Instruction
Below is a listing; write it out exactly and drop any images from it.

Supplied information
::::

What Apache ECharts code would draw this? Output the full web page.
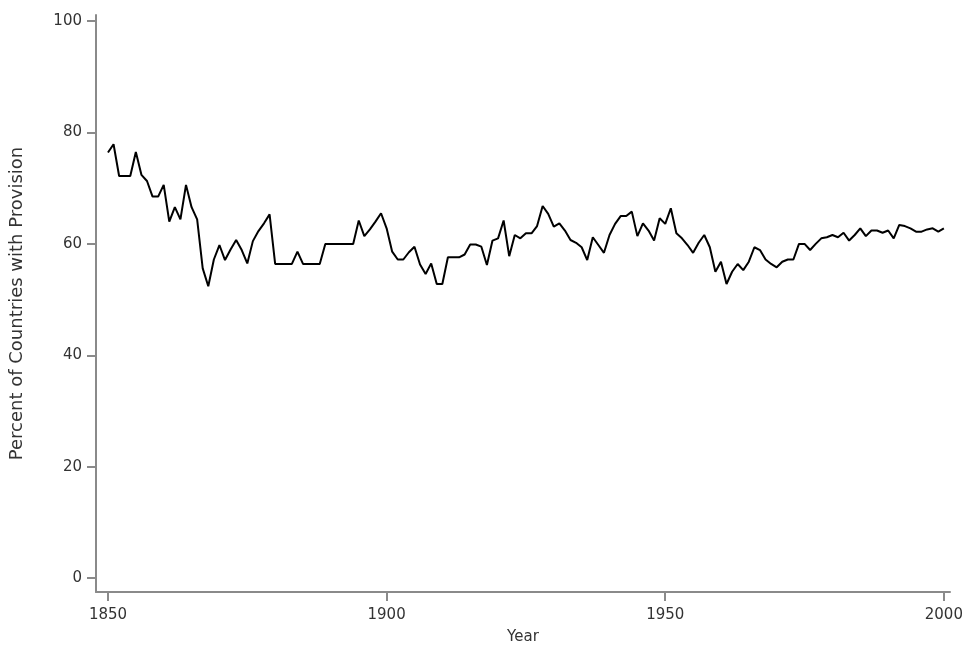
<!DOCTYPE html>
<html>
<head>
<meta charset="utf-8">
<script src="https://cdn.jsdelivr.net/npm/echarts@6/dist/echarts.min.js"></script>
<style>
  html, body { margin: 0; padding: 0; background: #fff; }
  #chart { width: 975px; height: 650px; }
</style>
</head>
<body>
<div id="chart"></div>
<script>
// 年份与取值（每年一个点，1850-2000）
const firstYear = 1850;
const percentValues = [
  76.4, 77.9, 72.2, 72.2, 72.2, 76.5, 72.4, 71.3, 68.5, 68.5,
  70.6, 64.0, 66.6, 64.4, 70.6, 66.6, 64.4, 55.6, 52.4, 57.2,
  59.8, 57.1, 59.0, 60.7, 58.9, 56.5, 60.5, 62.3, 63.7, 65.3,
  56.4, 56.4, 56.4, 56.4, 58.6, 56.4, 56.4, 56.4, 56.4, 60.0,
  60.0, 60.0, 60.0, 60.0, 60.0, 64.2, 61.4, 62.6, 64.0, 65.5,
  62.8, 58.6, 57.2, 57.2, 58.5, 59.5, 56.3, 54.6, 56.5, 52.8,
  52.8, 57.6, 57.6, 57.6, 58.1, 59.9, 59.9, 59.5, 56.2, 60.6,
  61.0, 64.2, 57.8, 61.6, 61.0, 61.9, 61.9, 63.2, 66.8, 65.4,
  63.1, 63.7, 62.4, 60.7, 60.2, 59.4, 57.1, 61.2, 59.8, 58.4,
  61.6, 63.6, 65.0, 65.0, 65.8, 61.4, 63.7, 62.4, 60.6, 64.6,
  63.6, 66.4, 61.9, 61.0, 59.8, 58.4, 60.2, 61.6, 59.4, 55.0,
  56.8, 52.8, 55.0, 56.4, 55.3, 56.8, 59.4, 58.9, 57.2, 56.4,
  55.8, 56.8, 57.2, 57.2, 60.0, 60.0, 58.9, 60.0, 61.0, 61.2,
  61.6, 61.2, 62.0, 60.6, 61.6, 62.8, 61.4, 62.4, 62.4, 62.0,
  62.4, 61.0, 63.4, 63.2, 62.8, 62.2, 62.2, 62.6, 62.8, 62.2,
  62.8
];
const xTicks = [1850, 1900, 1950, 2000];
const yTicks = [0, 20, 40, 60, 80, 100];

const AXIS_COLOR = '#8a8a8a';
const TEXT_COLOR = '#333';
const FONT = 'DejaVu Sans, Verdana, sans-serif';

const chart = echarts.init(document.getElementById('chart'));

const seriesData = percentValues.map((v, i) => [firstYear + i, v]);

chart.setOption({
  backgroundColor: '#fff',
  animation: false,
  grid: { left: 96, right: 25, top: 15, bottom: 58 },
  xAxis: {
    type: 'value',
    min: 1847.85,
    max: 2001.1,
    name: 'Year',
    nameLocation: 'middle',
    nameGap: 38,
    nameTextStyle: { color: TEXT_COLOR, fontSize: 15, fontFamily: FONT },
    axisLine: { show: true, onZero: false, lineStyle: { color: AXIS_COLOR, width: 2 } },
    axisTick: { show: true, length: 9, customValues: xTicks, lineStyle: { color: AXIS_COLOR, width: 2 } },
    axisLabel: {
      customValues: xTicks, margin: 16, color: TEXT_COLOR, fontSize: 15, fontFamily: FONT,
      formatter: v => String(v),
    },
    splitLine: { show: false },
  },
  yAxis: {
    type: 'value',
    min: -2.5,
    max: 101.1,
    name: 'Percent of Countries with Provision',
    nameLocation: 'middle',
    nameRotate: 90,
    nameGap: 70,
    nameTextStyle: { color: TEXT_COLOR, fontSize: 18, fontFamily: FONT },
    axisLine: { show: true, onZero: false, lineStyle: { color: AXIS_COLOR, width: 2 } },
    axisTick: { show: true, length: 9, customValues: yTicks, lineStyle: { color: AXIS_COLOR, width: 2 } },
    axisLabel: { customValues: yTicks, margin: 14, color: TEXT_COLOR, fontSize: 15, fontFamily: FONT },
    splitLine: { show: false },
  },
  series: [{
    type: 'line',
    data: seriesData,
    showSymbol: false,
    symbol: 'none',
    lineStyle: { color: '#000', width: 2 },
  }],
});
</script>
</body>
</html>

::::

Answer to this task
What Apache ECharts code would draw this? Output the full web page.
<!DOCTYPE html>
<html>
<head>
<meta charset="utf-8">
<script src="https://cdn.jsdelivr.net/npm/echarts@6/dist/echarts.min.js"></script>
<style>
  html, body { margin: 0; padding: 0; background: #fff; }
  #chart { width: 975px; height: 650px; }
</style>
</head>
<body>
<div id="chart"></div>
<script>
// 年份与取值（每年一个点，1850-2000）
const firstYear = 1850;
const percentValues = [
  76.4, 77.9, 72.2, 72.2, 72.2, 76.5, 72.4, 71.3, 68.5, 68.5,
  70.6, 64.0, 66.6, 64.4, 70.6, 66.6, 64.4, 55.6, 52.4, 57.2,
  59.8, 57.1, 59.0, 60.7, 58.9, 56.5, 60.5, 62.3, 63.7, 65.3,
  56.4, 56.4, 56.4, 56.4, 58.6, 56.4, 56.4, 56.4, 56.4, 60.0,
  60.0, 60.0, 60.0, 60.0, 60.0, 64.2, 61.4, 62.6, 64.0, 65.5,
  62.8, 58.6, 57.2, 57.2, 58.5, 59.5, 56.3, 54.6, 56.5, 52.8,
  52.8, 57.6, 57.6, 57.6, 58.1, 59.9, 59.9, 59.5, 56.2, 60.6,
  61.0, 64.2, 57.8, 61.6, 61.0, 61.9, 61.9, 63.2, 66.8, 65.4,
  63.1, 63.7, 62.4, 60.7, 60.2, 59.4, 57.1, 61.2, 59.8, 58.4,
  61.6, 63.6, 65.0, 65.0, 65.8, 61.4, 63.7, 62.4, 60.6, 64.6,
  63.6, 66.4, 61.9, 61.0, 59.8, 58.4, 60.2, 61.6, 59.4, 55.0,
  56.8, 52.8, 55.0, 56.4, 55.3, 56.8, 59.4, 58.9, 57.2, 56.4,
  55.8, 56.8, 57.2, 57.2, 60.0, 60.0, 58.9, 60.0, 61.0, 61.2,
  61.6, 61.2, 62.0, 60.6, 61.6, 62.8, 61.4, 62.4, 62.4, 62.0,
  62.4, 61.0, 63.4, 63.2, 62.8, 62.2, 62.2, 62.6, 62.8, 62.2,
  62.8
];
const xTicks = [1850, 1900, 1950, 2000];
const yTicks = [0, 20, 40, 60, 80, 100];

const AXIS_COLOR = '#8a8a8a';
const TEXT_COLOR = '#333';
const FONT = 'DejaVu Sans, Verdana, sans-serif';

const chart = echarts.init(document.getElementById('chart'));

const seriesData = percentValues.map((v, i) => [firstYear + i, v]);

chart.setOption({
  backgroundColor: '#fff',
  animation: false,
  grid: { left: 96, right: 25, top: 15, bottom: 58 },
  xAxis: {
    type: 'value',
    min: 1847.85,
    max: 2001.1,
    name: 'Year',
    nameLocation: 'middle',
    nameGap: 38,
    nameTextStyle: { color: TEXT_COLOR, fontSize: 15, fontFamily: FONT },
    axisLine: { show: true, onZero: false, lineStyle: { color: AXIS_COLOR, width: 2 } },
    axisTick: { show: true, length: 9, customValues: xTicks, lineStyle: { color: AXIS_COLOR, width: 2 } },
    axisLabel: {
      customValues: xTicks, margin: 16, color: TEXT_COLOR, fontSize: 15, fontFamily: FONT,
      formatter: v => String(v),
    },
    splitLine: { show: false },
  },
  yAxis: {
    type: 'value',
    min: -2.5,
    max: 101.1,
    name: 'Percent of Countries with Provision',
    nameLocation: 'middle',
    nameRotate: 90,
    nameGap: 70,
    nameTextStyle: { color: TEXT_COLOR, fontSize: 18, fontFamily: FONT },
    axisLine: { show: true, onZero: false, lineStyle: { color: AXIS_COLOR, width: 2 } },
    axisTick: { show: true, length: 9, customValues: yTicks, lineStyle: { color: AXIS_COLOR, width: 2 } },
    axisLabel: { customValues: yTicks, margin: 14, color: TEXT_COLOR, fontSize: 15, fontFamily: FONT },
    splitLine: { show: false },
  },
  series: [{
    type: 'line',
    data: seriesData,
    showSymbol: false,
    symbol: 'none',
    lineStyle: { color: '#000', width: 2 },
  }],
});
</script>
</body>
</html>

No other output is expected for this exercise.